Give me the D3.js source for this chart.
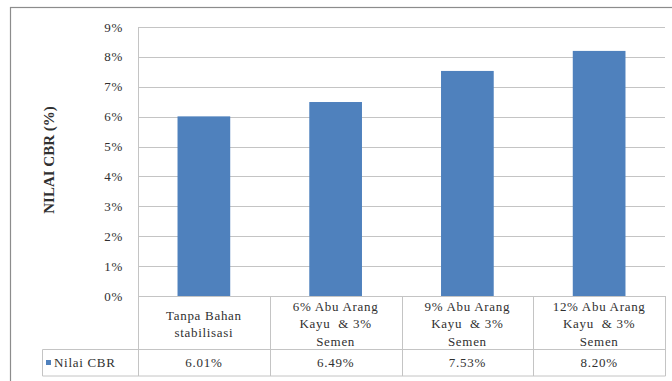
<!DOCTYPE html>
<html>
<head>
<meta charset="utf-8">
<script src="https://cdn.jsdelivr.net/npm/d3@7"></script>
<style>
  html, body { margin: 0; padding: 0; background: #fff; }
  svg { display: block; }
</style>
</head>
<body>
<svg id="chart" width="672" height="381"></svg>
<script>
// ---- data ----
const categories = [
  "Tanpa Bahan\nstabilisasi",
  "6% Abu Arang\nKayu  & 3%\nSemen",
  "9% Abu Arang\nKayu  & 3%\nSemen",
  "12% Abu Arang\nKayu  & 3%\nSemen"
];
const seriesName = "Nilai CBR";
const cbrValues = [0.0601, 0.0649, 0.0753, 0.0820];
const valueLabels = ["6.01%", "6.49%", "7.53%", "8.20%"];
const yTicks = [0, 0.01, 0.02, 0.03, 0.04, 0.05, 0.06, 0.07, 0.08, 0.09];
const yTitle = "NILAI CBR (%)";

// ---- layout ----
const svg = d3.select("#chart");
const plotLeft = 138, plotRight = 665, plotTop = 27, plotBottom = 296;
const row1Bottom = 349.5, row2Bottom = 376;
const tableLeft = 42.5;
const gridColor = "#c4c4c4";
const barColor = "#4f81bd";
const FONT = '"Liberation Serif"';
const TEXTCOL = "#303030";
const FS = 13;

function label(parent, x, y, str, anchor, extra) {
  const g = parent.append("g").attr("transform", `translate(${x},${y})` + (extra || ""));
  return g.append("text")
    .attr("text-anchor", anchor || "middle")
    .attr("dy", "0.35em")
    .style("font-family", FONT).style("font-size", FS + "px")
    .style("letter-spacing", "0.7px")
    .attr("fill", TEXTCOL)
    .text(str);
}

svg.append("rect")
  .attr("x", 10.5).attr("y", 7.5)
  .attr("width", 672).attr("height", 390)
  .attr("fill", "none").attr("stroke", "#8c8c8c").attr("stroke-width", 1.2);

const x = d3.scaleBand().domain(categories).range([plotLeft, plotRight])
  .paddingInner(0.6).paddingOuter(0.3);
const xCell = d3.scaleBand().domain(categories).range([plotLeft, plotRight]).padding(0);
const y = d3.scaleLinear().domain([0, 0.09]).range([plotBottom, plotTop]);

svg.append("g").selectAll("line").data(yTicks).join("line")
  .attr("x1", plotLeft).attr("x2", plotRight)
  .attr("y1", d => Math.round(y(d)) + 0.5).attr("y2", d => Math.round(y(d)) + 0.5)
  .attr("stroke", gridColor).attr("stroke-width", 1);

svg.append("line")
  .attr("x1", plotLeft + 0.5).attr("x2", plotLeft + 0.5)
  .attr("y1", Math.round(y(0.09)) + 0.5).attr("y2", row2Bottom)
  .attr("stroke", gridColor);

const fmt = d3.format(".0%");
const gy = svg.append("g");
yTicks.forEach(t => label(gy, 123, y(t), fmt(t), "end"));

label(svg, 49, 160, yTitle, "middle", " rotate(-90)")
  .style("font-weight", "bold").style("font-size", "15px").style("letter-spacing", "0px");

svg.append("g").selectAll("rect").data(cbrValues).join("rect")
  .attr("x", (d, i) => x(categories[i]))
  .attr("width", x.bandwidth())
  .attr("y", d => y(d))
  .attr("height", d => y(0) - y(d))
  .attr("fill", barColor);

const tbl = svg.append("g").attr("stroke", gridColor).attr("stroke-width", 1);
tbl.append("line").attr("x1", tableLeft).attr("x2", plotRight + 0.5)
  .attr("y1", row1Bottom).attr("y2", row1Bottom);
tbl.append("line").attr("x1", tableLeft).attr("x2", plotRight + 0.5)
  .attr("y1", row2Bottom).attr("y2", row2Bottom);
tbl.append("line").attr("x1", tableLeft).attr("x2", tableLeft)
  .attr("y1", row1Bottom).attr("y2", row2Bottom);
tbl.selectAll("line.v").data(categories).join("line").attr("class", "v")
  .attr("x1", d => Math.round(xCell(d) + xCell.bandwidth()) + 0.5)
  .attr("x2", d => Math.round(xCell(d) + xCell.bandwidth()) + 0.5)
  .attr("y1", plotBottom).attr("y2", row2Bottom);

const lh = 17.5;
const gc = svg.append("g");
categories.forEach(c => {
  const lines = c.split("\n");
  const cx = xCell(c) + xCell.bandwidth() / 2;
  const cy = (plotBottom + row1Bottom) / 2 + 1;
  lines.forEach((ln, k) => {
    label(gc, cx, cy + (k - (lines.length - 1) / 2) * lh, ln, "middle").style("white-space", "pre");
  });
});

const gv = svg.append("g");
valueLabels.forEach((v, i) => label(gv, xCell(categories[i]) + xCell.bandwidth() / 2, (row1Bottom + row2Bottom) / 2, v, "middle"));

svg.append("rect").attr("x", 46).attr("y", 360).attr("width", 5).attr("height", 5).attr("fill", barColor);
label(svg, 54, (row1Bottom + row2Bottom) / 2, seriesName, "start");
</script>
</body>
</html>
____
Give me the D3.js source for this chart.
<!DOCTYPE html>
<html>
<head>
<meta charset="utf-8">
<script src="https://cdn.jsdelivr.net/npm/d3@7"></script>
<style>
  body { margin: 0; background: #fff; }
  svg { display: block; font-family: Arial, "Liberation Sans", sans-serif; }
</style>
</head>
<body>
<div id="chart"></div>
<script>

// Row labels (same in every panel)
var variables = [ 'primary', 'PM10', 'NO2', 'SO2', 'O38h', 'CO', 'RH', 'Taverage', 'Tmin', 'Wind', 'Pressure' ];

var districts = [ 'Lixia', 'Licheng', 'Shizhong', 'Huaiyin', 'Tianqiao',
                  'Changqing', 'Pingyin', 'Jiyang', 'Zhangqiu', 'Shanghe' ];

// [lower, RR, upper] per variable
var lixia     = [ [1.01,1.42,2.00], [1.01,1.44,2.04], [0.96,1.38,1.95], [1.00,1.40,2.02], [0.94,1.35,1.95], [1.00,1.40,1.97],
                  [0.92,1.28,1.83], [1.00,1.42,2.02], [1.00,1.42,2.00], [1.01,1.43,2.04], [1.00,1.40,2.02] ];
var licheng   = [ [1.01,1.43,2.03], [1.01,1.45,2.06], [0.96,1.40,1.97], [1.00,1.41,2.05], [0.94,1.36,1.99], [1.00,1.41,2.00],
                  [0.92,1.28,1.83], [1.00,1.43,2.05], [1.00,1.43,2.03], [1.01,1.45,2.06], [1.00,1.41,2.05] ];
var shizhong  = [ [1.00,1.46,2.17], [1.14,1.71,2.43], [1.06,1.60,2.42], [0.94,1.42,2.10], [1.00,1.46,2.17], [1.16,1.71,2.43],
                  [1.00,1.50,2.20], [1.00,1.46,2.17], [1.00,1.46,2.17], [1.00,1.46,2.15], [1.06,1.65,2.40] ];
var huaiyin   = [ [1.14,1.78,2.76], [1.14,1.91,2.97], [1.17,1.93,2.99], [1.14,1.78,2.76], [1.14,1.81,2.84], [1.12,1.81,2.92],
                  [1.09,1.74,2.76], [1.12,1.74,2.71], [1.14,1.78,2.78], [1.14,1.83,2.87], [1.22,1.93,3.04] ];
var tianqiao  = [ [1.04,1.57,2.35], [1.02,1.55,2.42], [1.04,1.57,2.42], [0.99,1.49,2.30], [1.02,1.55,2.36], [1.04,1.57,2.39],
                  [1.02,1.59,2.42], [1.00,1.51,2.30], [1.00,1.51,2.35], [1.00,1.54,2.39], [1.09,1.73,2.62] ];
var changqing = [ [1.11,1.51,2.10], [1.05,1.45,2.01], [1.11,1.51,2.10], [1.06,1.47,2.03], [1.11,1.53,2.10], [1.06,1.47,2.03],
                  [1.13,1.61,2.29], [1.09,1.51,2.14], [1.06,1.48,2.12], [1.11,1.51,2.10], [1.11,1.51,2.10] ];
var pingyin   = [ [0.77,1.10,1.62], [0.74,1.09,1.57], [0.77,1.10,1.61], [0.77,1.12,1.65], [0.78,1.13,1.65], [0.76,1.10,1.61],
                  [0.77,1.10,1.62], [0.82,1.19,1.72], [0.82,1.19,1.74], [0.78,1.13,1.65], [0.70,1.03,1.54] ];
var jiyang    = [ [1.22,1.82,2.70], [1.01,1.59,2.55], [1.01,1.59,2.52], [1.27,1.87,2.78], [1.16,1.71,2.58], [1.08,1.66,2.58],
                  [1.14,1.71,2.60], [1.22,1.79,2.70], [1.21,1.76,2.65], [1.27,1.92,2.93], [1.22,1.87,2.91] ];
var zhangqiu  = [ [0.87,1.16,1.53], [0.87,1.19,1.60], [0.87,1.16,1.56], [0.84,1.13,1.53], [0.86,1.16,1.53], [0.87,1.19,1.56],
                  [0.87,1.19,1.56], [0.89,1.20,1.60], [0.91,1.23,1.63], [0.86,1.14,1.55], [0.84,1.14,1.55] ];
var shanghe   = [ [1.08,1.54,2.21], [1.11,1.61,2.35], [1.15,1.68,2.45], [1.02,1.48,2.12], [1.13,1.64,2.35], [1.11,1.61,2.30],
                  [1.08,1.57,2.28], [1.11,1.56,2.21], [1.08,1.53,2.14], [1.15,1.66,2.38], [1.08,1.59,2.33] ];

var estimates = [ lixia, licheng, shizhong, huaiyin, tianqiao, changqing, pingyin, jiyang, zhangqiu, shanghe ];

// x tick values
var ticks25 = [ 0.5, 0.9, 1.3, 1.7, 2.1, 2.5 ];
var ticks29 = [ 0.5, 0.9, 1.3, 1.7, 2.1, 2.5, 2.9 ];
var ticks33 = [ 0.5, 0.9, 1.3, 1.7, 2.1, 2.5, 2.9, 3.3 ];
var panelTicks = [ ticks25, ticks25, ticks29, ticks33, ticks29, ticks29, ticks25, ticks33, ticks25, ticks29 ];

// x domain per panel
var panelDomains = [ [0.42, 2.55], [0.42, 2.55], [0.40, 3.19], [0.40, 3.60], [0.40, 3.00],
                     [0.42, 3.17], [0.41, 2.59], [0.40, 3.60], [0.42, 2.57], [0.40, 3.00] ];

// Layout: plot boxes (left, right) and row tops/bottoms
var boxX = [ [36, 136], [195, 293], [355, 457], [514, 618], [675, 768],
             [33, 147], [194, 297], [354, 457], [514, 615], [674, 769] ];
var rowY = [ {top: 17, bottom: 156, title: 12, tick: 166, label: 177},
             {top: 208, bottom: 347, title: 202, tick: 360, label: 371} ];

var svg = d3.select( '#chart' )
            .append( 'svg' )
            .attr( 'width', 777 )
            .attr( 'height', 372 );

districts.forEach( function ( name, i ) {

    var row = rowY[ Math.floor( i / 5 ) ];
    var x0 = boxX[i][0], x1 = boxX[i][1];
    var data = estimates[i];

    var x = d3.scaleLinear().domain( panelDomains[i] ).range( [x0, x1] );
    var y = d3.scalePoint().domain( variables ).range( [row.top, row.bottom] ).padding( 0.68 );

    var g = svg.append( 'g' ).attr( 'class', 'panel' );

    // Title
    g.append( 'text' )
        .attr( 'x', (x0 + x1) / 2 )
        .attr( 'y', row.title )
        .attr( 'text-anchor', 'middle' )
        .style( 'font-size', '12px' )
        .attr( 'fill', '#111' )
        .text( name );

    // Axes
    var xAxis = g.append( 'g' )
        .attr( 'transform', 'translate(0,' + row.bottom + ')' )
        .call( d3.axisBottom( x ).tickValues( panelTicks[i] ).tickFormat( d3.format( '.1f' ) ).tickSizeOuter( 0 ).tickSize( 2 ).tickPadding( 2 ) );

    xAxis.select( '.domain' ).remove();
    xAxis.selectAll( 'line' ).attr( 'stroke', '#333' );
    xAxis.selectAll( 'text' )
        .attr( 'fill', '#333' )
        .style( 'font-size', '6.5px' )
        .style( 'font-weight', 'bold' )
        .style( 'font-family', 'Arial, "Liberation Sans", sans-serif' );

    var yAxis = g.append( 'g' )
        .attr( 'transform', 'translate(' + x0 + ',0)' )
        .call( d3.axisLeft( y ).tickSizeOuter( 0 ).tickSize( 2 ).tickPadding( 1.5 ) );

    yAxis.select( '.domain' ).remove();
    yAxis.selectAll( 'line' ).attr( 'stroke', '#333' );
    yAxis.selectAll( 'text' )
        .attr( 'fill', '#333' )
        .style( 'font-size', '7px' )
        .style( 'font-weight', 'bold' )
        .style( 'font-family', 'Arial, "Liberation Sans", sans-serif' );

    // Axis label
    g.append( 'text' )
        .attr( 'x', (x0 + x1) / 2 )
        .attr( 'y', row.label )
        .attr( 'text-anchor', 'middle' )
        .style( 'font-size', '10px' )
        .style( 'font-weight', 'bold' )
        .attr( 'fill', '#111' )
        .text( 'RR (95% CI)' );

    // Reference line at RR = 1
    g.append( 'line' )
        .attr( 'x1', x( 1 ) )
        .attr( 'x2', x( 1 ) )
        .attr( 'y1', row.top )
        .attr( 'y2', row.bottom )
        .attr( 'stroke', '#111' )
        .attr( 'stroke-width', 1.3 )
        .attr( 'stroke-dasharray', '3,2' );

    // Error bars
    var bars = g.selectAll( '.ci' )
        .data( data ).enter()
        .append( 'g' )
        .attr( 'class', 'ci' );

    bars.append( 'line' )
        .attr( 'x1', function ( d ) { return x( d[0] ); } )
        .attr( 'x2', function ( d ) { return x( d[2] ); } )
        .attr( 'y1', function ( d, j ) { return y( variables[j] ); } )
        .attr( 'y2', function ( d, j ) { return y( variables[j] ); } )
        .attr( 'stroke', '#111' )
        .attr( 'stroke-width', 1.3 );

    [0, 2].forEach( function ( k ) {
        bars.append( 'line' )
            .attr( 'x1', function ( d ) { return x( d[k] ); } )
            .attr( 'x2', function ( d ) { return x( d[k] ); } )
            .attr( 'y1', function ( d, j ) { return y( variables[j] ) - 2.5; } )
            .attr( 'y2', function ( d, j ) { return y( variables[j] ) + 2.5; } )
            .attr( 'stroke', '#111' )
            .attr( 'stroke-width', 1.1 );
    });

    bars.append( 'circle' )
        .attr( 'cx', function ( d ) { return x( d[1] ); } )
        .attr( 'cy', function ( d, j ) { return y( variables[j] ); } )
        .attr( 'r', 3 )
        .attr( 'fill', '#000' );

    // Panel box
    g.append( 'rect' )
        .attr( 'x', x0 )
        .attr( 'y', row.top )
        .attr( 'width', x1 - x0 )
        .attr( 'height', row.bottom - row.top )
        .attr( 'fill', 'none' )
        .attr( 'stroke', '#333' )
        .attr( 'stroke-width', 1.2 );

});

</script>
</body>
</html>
____
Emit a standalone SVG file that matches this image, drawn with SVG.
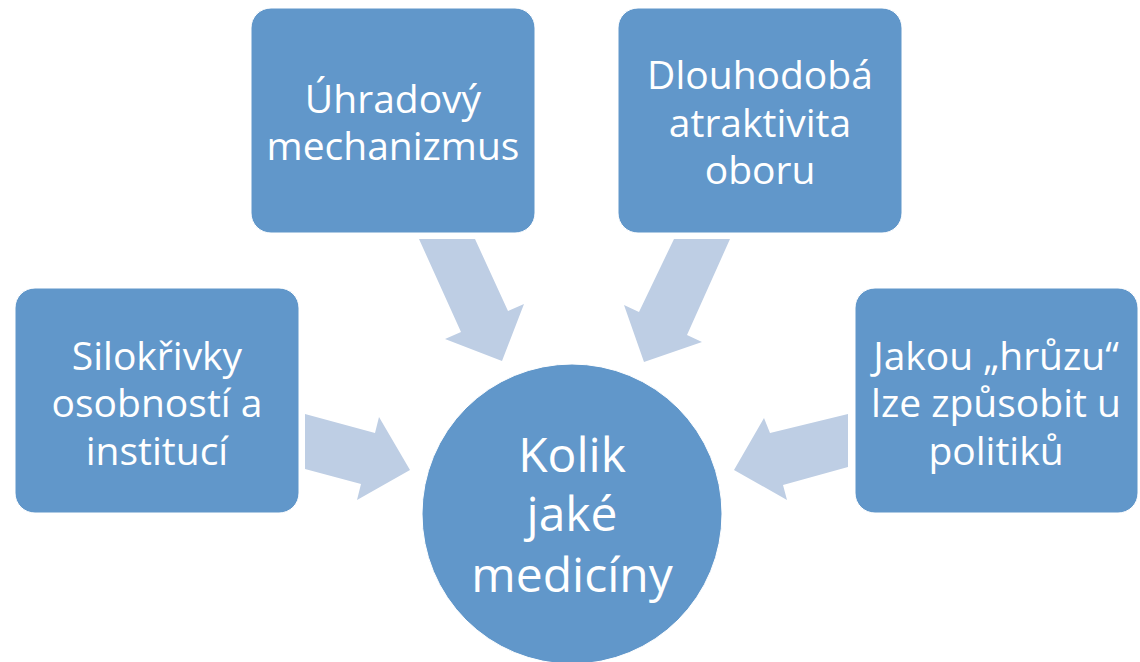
____
**What the task asks**
Determine how many lines in the records contain "chart", and reply with the number only.

**Task answer**
6